Keep bailing; I think it’s working!

Well, AIG CEO Edward Liddy is up for his Congressional beatdown as I write.  I’m sure he’ll find palatable things to say to his fully engorged interrogators.

The outrage is badly out of whack.  Pissing and moaning about a measly $165 million in this context is like leaving the onions off a footlong chili cheese dog because you’re watching your weight.  Nevertheless, it funnels nicely into that whole rich-get-richer-on-the-backs-of-the-unfairly-exploited-poor gestalt, so its popular appeal, however illogical, is easily understood.

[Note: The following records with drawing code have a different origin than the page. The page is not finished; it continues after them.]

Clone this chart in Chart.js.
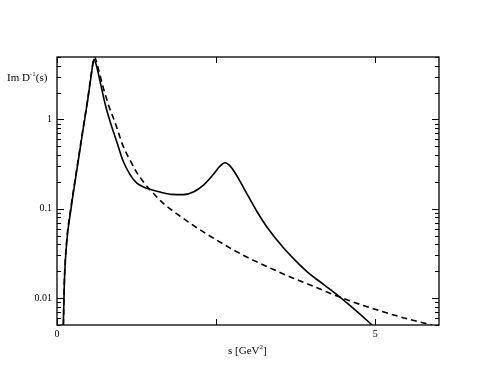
<!DOCTYPE html>
<html>
<head>
<meta charset="utf-8">
<script src="https://cdn.jsdelivr.net/npm/chart.js@4"></script>
<style>
  body { margin: 0; background: #fff; }
  #wrap { width: 494px; height: 382px; position: relative; }
</style>
</head>
<body>
<div id="wrap"><canvas id="chart"></canvas></div>
<script>
// solid curve
const sSolid = [0.10, 0.115, 0.15, 0.22, 0.30, 0.40, 0.48, 0.54, 0.58, 0.62, 0.68, 0.76, 0.84, 0.94,
  1.04, 1.15, 1.25, 1.36, 1.46, 1.60, 1.80, 1.99, 2.15, 2.30, 2.45, 2.56, 2.64, 2.72, 2.80, 2.88,
  3.00, 3.14, 3.30, 3.56, 3.75, 3.93, 4.20, 4.42, 4.70, 4.95];
const imSolid = [0.005, 0.0145, 0.04, 0.1, 0.24, 0.7, 1.6, 3.2, 4.7, 4.0, 2.6, 1.45, 0.92, 0.56,
  0.34, 0.24, 0.195, 0.175, 0.165, 0.155, 0.145, 0.144, 0.155, 0.184, 0.24, 0.30, 0.327, 0.30, 0.25, 0.20,
  0.14, 0.0933, 0.0622, 0.0363, 0.0261, 0.0197, 0.014, 0.0106, 0.0072, 0.005];

// dashed curve
const sDashed = [0.10, 0.115, 0.15, 0.22, 0.30, 0.40, 0.48, 0.54, 0.59, 0.64, 0.73, 0.82, 0.91,
  1.04, 1.15, 1.25, 1.37, 1.49, 1.67, 1.93, 2.19, 2.46, 2.72, 2.98, 3.40, 3.72, 3.93, 4.45, 4.97, 5.45, 5.89];
const imDashed = [0.005, 0.015, 0.042, 0.105, 0.25, 0.72, 1.65, 3.3, 5.0, 3.9, 2.22, 1.38, 0.933,
  0.50, 0.347, 0.257, 0.195, 0.155, 0.115, 0.083, 0.0617, 0.0468, 0.0363, 0.0288, 0.0209, 0.0166, 0.0145,
  0.0102, 0.0076, 0.006, 0.005];

const xTickValues = [0, 2.5, 5];
const xTickLabels = ['0', '', '5'];
const yTickValues = [0.01, 0.1, 1];
const yTickLabels = ['0.01', '0.1', '1'];

const FONT = "'Liberation Serif', 'DejaVu Serif', serif";

function pts(xs, ys) {
  return xs.map((x, i) => ({ x: x, y: ys[i] }));
}

// frame, inward ticks and axis titles
const framePlugin = {
  id: 'frame',
  afterDraw(chart) {
    const c = chart.ctx;
    const a = chart.chartArea;
    const xs = chart.scales.x, ys = chart.scales.y;
    c.save();
    c.strokeStyle = '#000';
    c.lineWidth = 1.3;
    c.strokeRect(a.left, a.top, a.right - a.left, a.bottom - a.top);

    c.lineWidth = 1;
    c.beginPath();
    // y ticks, major and minor
    for (let d = -3; d <= 0; d++) {
      for (let m = 1; m <= 9; m++) {
        const v = m * Math.pow(10, d);
        if (v < ys.min || v > ys.max) continue;
        const py = Math.round(ys.getPixelForValue(v)) + 0.5;
        const len = m === 1 ? 7 : 4;
        c.moveTo(a.left, py); c.lineTo(a.left + len, py);
        c.moveTo(a.right, py); c.lineTo(a.right - len, py);
      }
    }
    // x ticks
    xTickValues.forEach(v => {
      const px = Math.round(xs.getPixelForValue(v)) + 0.5;
      c.moveTo(px, a.bottom); c.lineTo(px, a.bottom - 6);
      c.moveTo(px, a.top); c.lineTo(px, a.top + 6);
    });
    c.stroke();

    // y title: Im D^-1(s)
    c.fillStyle = '#000';
    c.textBaseline = 'alphabetic';
    c.textAlign = 'left';
    let x = 7;
    const yb = 81;
    c.font = '11px ' + FONT;
    c.fillText('Im D', x, yb);
    x += c.measureText('Im D').width;
    c.font = '7px ' + FONT;
    c.fillText('-1', x, yb - 5);
    x += c.measureText('-1').width;
    c.font = '11px ' + FONT;
    c.fillText('(s)', x, yb);

    // x title: s [GeV^2]
    x = 228;
    const xb = 354;
    c.fillText('s [GeV', x, xb);
    x += c.measureText('s [GeV').width;
    c.font = '7px ' + FONT;
    c.fillText('2', x, xb - 5);
    x += c.measureText('2').width;
    c.font = '11px ' + FONT;
    c.fillText(']', x, xb);
    c.restore();
  }
};

new Chart(document.getElementById('chart'), {
  type: 'line',
  data: {
    datasets: [
      {
        label: 'solid',
        data: pts(sSolid, imSolid),
        borderColor: '#000',
        borderWidth: 1.6,
        pointRadius: 0,
        cubicInterpolationMode: 'monotone',
        fill: false
      },
      {
        label: 'dashed',
        data: pts(sDashed, imDashed),
        borderColor: '#000',
        borderWidth: 1.6,
        borderDash: [6, 4],
        pointRadius: 0,
        cubicInterpolationMode: 'monotone',
        fill: false
      }
    ]
  },
  options: {
    responsive: true,
    maintainAspectRatio: false,
    animation: false,
    layout: { padding: { left: 0, top: 57, right: 55, bottom: 0 } },
    plugins: {
      legend: { display: false },
      tooltip: { enabled: false }
    },
    scales: {
      x: {
        type: 'linear',
        min: 0,
        max: 6,
        grid: { display: false, drawTicks: false },
        border: { display: false },
        afterBuildTicks: s => { s.ticks = xTickValues.map(v => ({ value: v })); },
        afterFit: s => { s.height = 57; },
        ticks: {
          padding: 3,
          color: '#000',
          font: { family: FONT, size: 10 },
          maxRotation: 0,
          callback: (v) => xTickLabels[xTickValues.indexOf(v)] ?? ''
        }
      },
      y: {
        type: 'logarithmic',
        min: 0.005,
        max: 5,
        grid: { display: false, drawTicks: false },
        border: { display: false },
        afterBuildTicks: s => { s.ticks = yTickValues.map(v => ({ value: v })); },
        afterFit: s => { s.width = 57; },
        ticks: {
          padding: 5,
          color: '#000',
          font: { family: FONT, size: 10 },
          callback: (v) => yTickLabels[yTickValues.indexOf(v)] ?? ''
        }
      }
    }
  },
  plugins: [framePlugin]
});
</script>
</body>
</html>
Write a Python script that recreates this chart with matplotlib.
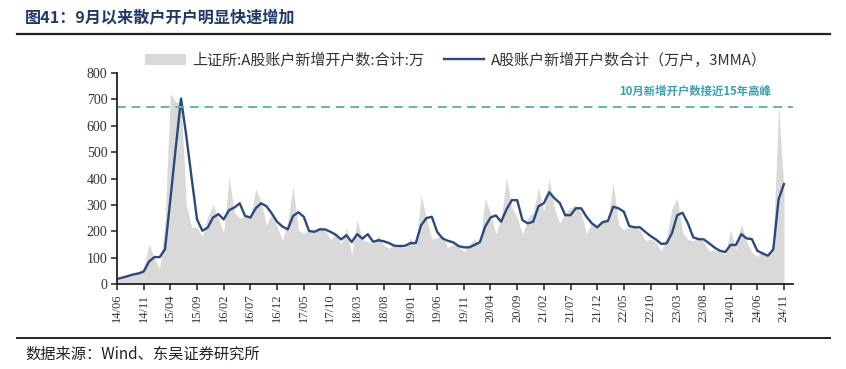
import pandas as pd
import matplotlib
matplotlib.use("Agg")
import matplotlib.pyplot as plt
from matplotlib.lines import Line2D

plt.rcParams['font.family'] = ['Noto Sans CJK SC', 'DejaVu Sans']

# months 2014/06 .. 2024/11
months = pd.period_range('2014-06', '2024-11', freq='M')
month_labels = [p.strftime('%y/%m') for p in months]

# 上证所:A股账户新增开户数:合计 (万)
new_accounts = [
    14, 22, 32, 40, 38, 62, 150, 100, 58, 235,
    722, 690, 690, 300, 215, 215, 180, 255, 300, 250,
    195, 405, 270, 250, 258, 248, 360, 312, 222, 270,
    218, 165, 238, 368, 205, 192, 205, 200, 218, 203,
    168, 192, 150, 212, 112, 243, 168, 160, 154, 184,
    147, 135, 152, 145, 138, 175, 145, 338, 250, 170,
    175, 185, 138, 150, 145, 122, 148, 170, 150, 325,
    268, 190, 245, 405, 290, 255, 187, 250, 270, 364,
    275, 400, 285, 230, 270, 290, 300, 270, 190, 235,
    220, 245, 245, 385, 225, 205, 215, 215, 205, 165,
    170, 160, 125, 175, 285, 325, 195, 168, 165, 175,
    160, 125, 130, 121, 112, 205, 132, 230, 160, 120,
    105, 125, 100, 155, 674, 360,
]

# 3MMA line (万户)
accounts_3mma = [
    19, 24, 30, 36, 40, 47, 85, 102, 102, 132,
    320, 515, 703, 560, 400, 245, 202, 214, 252, 265,
    245, 280, 290, 306, 258, 252, 287, 306, 295, 268,
    236, 218, 207, 258, 272, 255, 201, 198, 207, 207,
    198, 187, 169, 185, 159, 189, 172, 189, 160, 166,
    162, 155, 145, 144, 145, 155, 155, 223, 250, 255,
    198, 173, 164, 158, 144, 139, 139, 148, 158, 217,
    252, 260, 236, 283, 318, 318, 242, 230, 236, 295,
    306, 348, 325, 307, 261, 261, 287, 287, 255, 230,
    215, 234, 239, 293, 287, 274, 220, 215, 215, 198,
    182, 169, 152, 154, 192, 261, 270, 230, 177, 170,
    169, 154, 138, 126, 121, 148, 148, 189, 173, 170,
    126, 116, 107, 131, 321, 379,
]

peak_level = 670
peak_note = '10月新增开户数接近15年高峰'

x = list(range(len(months)))

fig = plt.figure(figsize=(8.46, 3.69), dpi=100)
ax = fig.add_axes([117 / 846, 1 - 284 / 369, 676 / 846, 211 / 369])

ax.fill_between(x, new_accounts, 0, color='#d9d9d9', lw=0,
                label='上证所:A股账户新增开户数:合计:万')
ax.plot(x, accounts_3mma, color='#2a4a7b', lw=1.7,
        label='A股账户新增开户数合计（万户，3MMA）')
ax.axhline(peak_level, color='#5bb3c4', lw=1.4, ls=(0, (4.5, 3)))
ax.text(122.6, 731, peak_note, ha='right', va='center', fontsize=8.2,
        fontweight='bold', color='#3a9fb0')

ax.set_xlim(0, 126.7)
ax.set_ylim(0, 800)
ax.set_yticks(range(0, 801, 100))
ticks = x[::5]
ax.set_xticks(ticks)
ax.set_xticklabels([month_labels[i] for i in ticks], rotation=90,
                   fontsize=9, family='Liberation Serif', color='#333333')
for lab in ax.get_yticklabels():
    lab.set_fontfamily('Liberation Serif')
    lab.set_fontsize(10)
    lab.set_color('#333333')

for s in ['top', 'right']:
    ax.spines[s].set_visible(False)
for s in ['left', 'bottom']:
    ax.spines[s].set_color('#222222')
    ax.spines[s].set_linewidth(1.3)
ax.tick_params(direction='out', length=4, width=1.1, color='#222222', pad=3)

fig.legend(loc='center', bbox_to_anchor=(456 / 846, 1 - 60 / 369), ncol=2,
           frameon=False, fontsize=10.8, handlelength=2.7, handletextpad=0.45,
           columnspacing=1.3, labelcolor='#333333')

fig.text(25 / 846, 1 - 18 / 369, '图41：9月以来散户开户明显快速增加',
         fontsize=11.6, fontweight='bold', color='#1f3a68', va='center')
fig.add_artist(Line2D([17 / 846, 830 / 846], [1 - 34 / 369] * 2,
                      transform=fig.transFigure, color='#222222', lw=1.6))
fig.add_artist(Line2D([17 / 846, 830 / 846], [1 - 338 / 369] * 2,
                      transform=fig.transFigure, color='#222222', lw=1.4))
fig.text(25 / 846, 1 - 354 / 369, '数据来源：Wind、东吴证券研究所',
         fontsize=11, color='#222222', va='center')

fig.savefig('out.png', dpi=100)
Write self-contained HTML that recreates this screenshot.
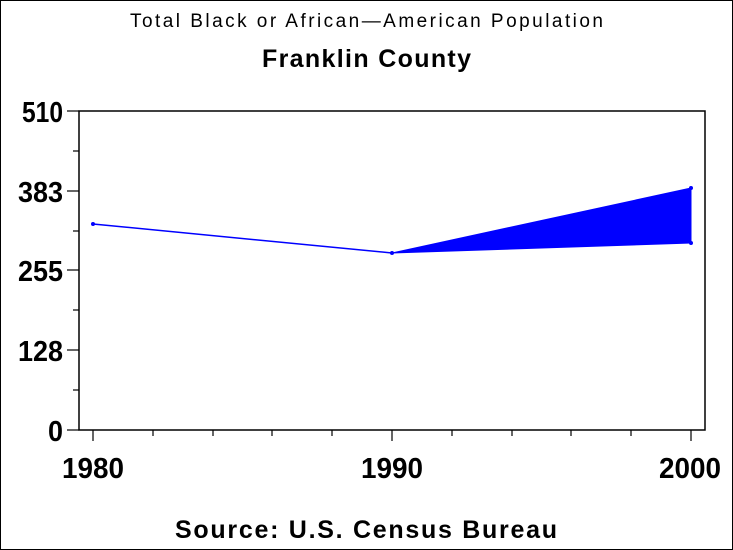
<!DOCTYPE html>
<html><head><style>
html,body{margin:0;padding:0;background:#fff}
svg{display:block}
text{font-family:"Liberation Sans",Arial,sans-serif;fill:#000}
</style></head><body>
<svg width="733" height="550" viewBox="0 0 733 550">
<rect x="0.5" y="0.5" width="732" height="549" fill="#fff" stroke="#000"/>
<text x="130" y="27" font-size="19" textLength="473" lengthAdjust="spacing">Total Black or African—American Population</text>
<text x="262" y="67" font-size="25" font-weight="bold" textLength="209" lengthAdjust="spacing">Franklin County</text>
<rect x="79" y="111" width="626" height="319" fill="none" stroke="#000" stroke-width="1.5"/>
<g stroke="#000" stroke-width="1.2">
<line x1="67" y1="111" x2="79" y2="111"/><line x1="73" y1="151" x2="79" y2="151"/>
<line x1="67" y1="191" x2="79" y2="191"/><line x1="73" y1="231" x2="79" y2="231"/>
<line x1="67" y1="270" x2="79" y2="270"/><line x1="73" y1="310" x2="79" y2="310"/>
<line x1="67" y1="350" x2="79" y2="350"/><line x1="73" y1="390" x2="79" y2="390"/>
<line x1="67" y1="430" x2="79" y2="430"/>
<line x1="93" y1="430" x2="93" y2="441"/><line x1="153" y1="430" x2="153" y2="436"/>
<line x1="213" y1="430" x2="213" y2="436"/><line x1="272" y1="430" x2="272" y2="436"/>
<line x1="332" y1="430" x2="332" y2="436"/><line x1="392" y1="430" x2="392" y2="441"/>
<line x1="452" y1="430" x2="452" y2="436"/><line x1="512" y1="430" x2="512" y2="436"/>
<line x1="571" y1="430" x2="571" y2="436"/><line x1="631" y1="430" x2="631" y2="436"/>
<line x1="691" y1="430" x2="691" y2="441"/>
</g>
<g font-size="29" font-weight="bold" lengthAdjust="spacingAndGlyphs">
<text x="22" y="122" textLength="41" lengthAdjust="spacingAndGlyphs">510</text>
<text x="18" y="202" textLength="45" lengthAdjust="spacingAndGlyphs">383</text>
<text x="18" y="281" textLength="45" lengthAdjust="spacingAndGlyphs">255</text>
<text x="18" y="361" textLength="45" lengthAdjust="spacingAndGlyphs">128</text>
<text x="48" y="441" textLength="15" lengthAdjust="spacingAndGlyphs">0</text>
<text x="62" y="478" textLength="62" lengthAdjust="spacingAndGlyphs">1980</text>
<text x="361" y="478" textLength="62" lengthAdjust="spacingAndGlyphs">1990</text>
<text x="659" y="478" textLength="62" lengthAdjust="spacingAndGlyphs">2000</text>
</g>
<polyline points="93,224 392,253" fill="none" stroke="#0000ff" stroke-width="1.5"/>
<polygon points="392,253 691,188 691,243" fill="#0000ff" stroke="#0000ff"/>
<g fill="#0000ff"><circle cx="93" cy="224" r="2"/><circle cx="392" cy="253" r="2"/><circle cx="691" cy="188" r="2"/><circle cx="691" cy="243" r="2"/></g>
<text x="175" y="538" font-size="25" font-weight="bold" textLength="382" lengthAdjust="spacing">Source: U.S. Census Bureau</text>
</svg>
</body></html>
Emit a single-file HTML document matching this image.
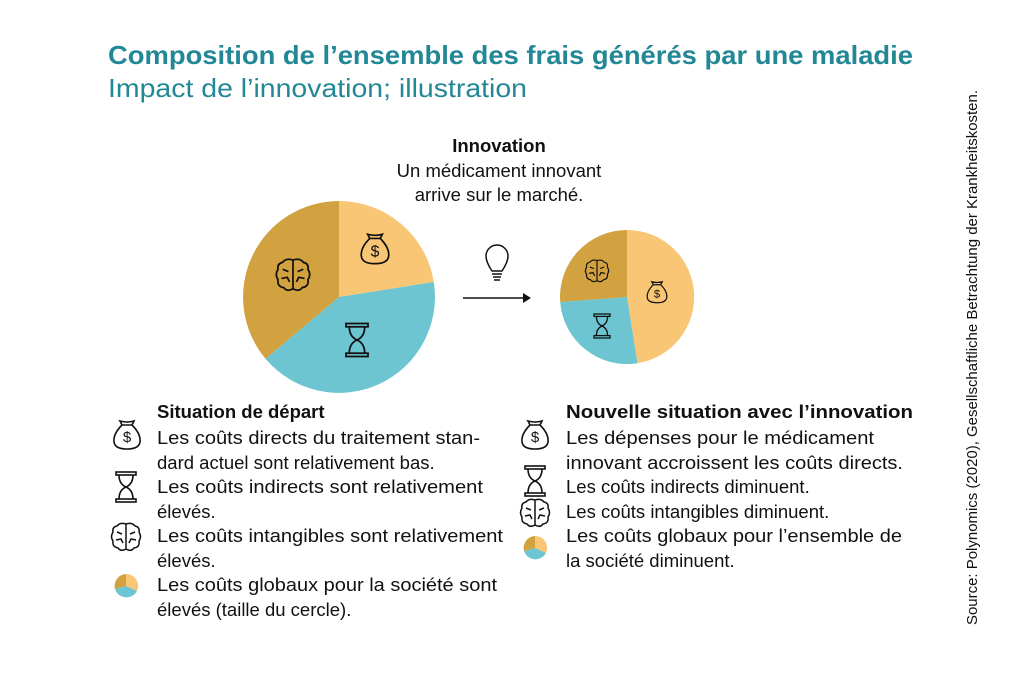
<!DOCTYPE html>
<html><head><meta charset="utf-8"><style>
body{margin:0;background:#fff}
svg{display:block}
text{font-family:"Liberation Sans",Arial,sans-serif;fill:#111}
</style></head><body>
<svg width="1024" height="683" viewBox="0 0 1024 683" xmlns="http://www.w3.org/2000/svg">
<defs>
<g id="bag" fill="none" stroke="#111" stroke-width="1.6">
<path d="M-5,-11 L-7,-15 Q0,-13 7,-15 L5,-11 Z"/>
<path d="M-5,-11 Q-14,-2 -13,6 Q-12,13 0,13 Q12,13 13,6 Q14,-2 5,-11"/>
<text x="0" y="6" text-anchor="middle" font-size="15" fill="#111" stroke="none">$</text>
</g>
<g id="glass" fill="none" stroke="#111" stroke-width="1.6">
<rect x="-10" y="-15" width="20" height="3"/><rect x="-10" y="12" width="20" height="3"/>
<path d="M-7,-12 Q-7,-3 0,0 Q7,-3 7,-12 M-7,12 Q-7,3 0,0 Q7,3 7,12"/>
</g>
<g id="brain" fill="none" stroke="#111" stroke-width="1.5">
<path d="M0,-13 Q-6,-15 -9,-11 Q-14,-10 -13,-5 Q-16,0 -13,4 Q-14,10 -8,11 Q-5,15 0,12 Q5,15 8,11 Q14,10 13,4 Q16,0 13,-5 Q14,-10 9,-11 Q6,-15 0,-13 Z M0,-13 V12 M-9,-5 L-4,-3 M-10,3 L-5,2 L-3,6 M9,-5 L4,-3 M10,3 L5,2 L3,6"/>
</g>
</defs>

<text x="108" y="64" font-size="26" font-weight="bold" style="fill:#228896" textLength="805" lengthAdjust="spacingAndGlyphs">Composition de l’ensemble des frais générés par une maladie</text>
<text x="108" y="97" font-size="26" style="fill:#228896" textLength="419" lengthAdjust="spacingAndGlyphs">Impact de l’innovation; illustration</text>

<text x="499" y="152" font-size="18.5" font-weight="bold" text-anchor="middle">Innovation</text>
<text x="499" y="177" font-size="18.5" text-anchor="middle">Un médicament innovant</text>
<text x="499" y="201" font-size="18.5" text-anchor="middle">arrive sur le marché.</text>

<path d="M339,297 L339,201 A96,96 0 0 1 433.8,282 Z" fill="#f9c676"/>
<path d="M339,297 L433.8,282 A96,96 0 0 1 265.5,358.7 Z" fill="#6cc5d0"/>
<path d="M339,297 L265.5,358.7 A96,96 0 0 1 339,201 Z" fill="#d1a23f"/>
<use href="#bag" transform="translate(375,250) scale(1.05)"/>
<use href="#glass" transform="translate(357,340) scale(1.1)"/>
<use href="#brain" transform="translate(293,275) scale(1.15)"/>

<g fill="none" stroke="#111" stroke-width="1.5">
<path d="M492,271 Q486,262 486,256 A11,11 0 1 1 508,256 Q508,262 502,271 Z"/>
<path d="M492,274 H502 M493,277 H501 M494,280 H500"/>
<path d="M463,298 H524"/>
</g>
<path d="M523,293 L531,298 L523,303 Z" fill="#111"/>

<path d="M627,297 L627,230 A67,67 0 0 1 637.5,363.2 Z" fill="#f9c676"/>
<path d="M627,297 L637.5,363.2 A67,67 0 0 1 560.2,302 Z" fill="#6cc5d0"/>
<path d="M627,297 L560.2,302 A67,67 0 0 1 627,230 Z" fill="#d1a23f"/>
<use href="#bag" transform="translate(657,293) scale(0.75)"/>
<use href="#glass" transform="translate(602,326) scale(0.8)"/>
<use href="#brain" transform="translate(597,271) scale(0.8)"/>

<text x="157" y="418" font-size="18.5" font-weight="bold">Situation de départ</text>
<g font-size="18.5">
<text x="157" y="444" textLength="323" lengthAdjust="spacingAndGlyphs">Les coûts directs du traitement stan-</text>
<text x="157" y="469">dard actuel sont relativement bas.</text>
<text x="157" y="493" textLength="326" lengthAdjust="spacingAndGlyphs">Les coûts indirects sont relativement</text>
<text x="157" y="518">élevés.</text>
<text x="157" y="542" textLength="346" lengthAdjust="spacingAndGlyphs">Les coûts intangibles sont relativement</text>
<text x="157" y="567">élevés.</text>
<text x="157" y="591" textLength="340" lengthAdjust="spacingAndGlyphs">Les coûts globaux pour la société sont</text>
<text x="157" y="616">élevés (taille du cercle).</text>
</g>
<use href="#bag" transform="translate(127,436)"/>
<use href="#glass" transform="translate(126,487)"/>
<use href="#brain" transform="translate(126,537)"/>
<g transform="translate(126,586)">
<path d="M0,0 L0,-12 A12,12 0 0 1 11,5 Z" fill="#f9c676"/>
<path d="M0,0 L11,5 A12,12 0 0 1 -11,3 Z" fill="#6cc5d0"/>
<path d="M0,0 L-11,3 A12,12 0 0 1 0,-12 Z" fill="#d1a23f"/>
</g>

<text x="566" y="418" font-size="18.5" font-weight="bold" textLength="347" lengthAdjust="spacingAndGlyphs">Nouvelle situation avec l’innovation</text>
<g font-size="18.5">
<text x="566" y="444" textLength="308" lengthAdjust="spacingAndGlyphs">Les dépenses pour le médicament</text>
<text x="566" y="469" textLength="337" lengthAdjust="spacingAndGlyphs">innovant accroissent les coûts directs.</text>
<text x="566" y="493">Les coûts indirects diminuent.</text>
<text x="566" y="518">Les coûts intangibles diminuent.</text>
<text x="566" y="542" textLength="336" lengthAdjust="spacingAndGlyphs">Les coûts globaux pour l’ensemble de</text>
<text x="566" y="567">la société diminuent.</text>
</g>
<use href="#bag" transform="translate(535,436)"/>
<use href="#glass" transform="translate(535,481)"/>
<use href="#brain" transform="translate(535,513)"/>
<g transform="translate(535,548)">
<path d="M0,0 L0,-12 A12,12 0 0 1 11,5 Z" fill="#f9c676"/>
<path d="M0,0 L11,5 A12,12 0 0 1 -11,3 Z" fill="#6cc5d0"/>
<path d="M0,0 L-11,3 A12,12 0 0 1 0,-12 Z" fill="#d1a23f"/>
</g>

<text transform="translate(977,625) rotate(-90)" font-size="15" textLength="535" lengthAdjust="spacingAndGlyphs">Source: Polynomics (2020), Gesellschaftliche Betrachtung der Krankheitskosten.</text>
</svg>
</body></html>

The outrage is also good.  I’m reaching for anything right now that looks like a brake on the federal government’s orgy, and this flavor of resonating popular disapproval could be it.  Mind, I expect the first reaction of the government to be to continue bailing out anyone “too big to fail,” only with much more restrictive language.  The gambit there for the hopeful amongst us is that such will be too difficult, i.e. any bill with teeth will be sufficiently controversial (or unconstitutional, for whatever that’s worth anymore) to fail.

Perhaps then the government will stop keeping zombies “alive” with Monopoly money, and the natural business cycle (that, necessarily and healthily, includes failure) will return.

Yes, it’s probably too much to hope for.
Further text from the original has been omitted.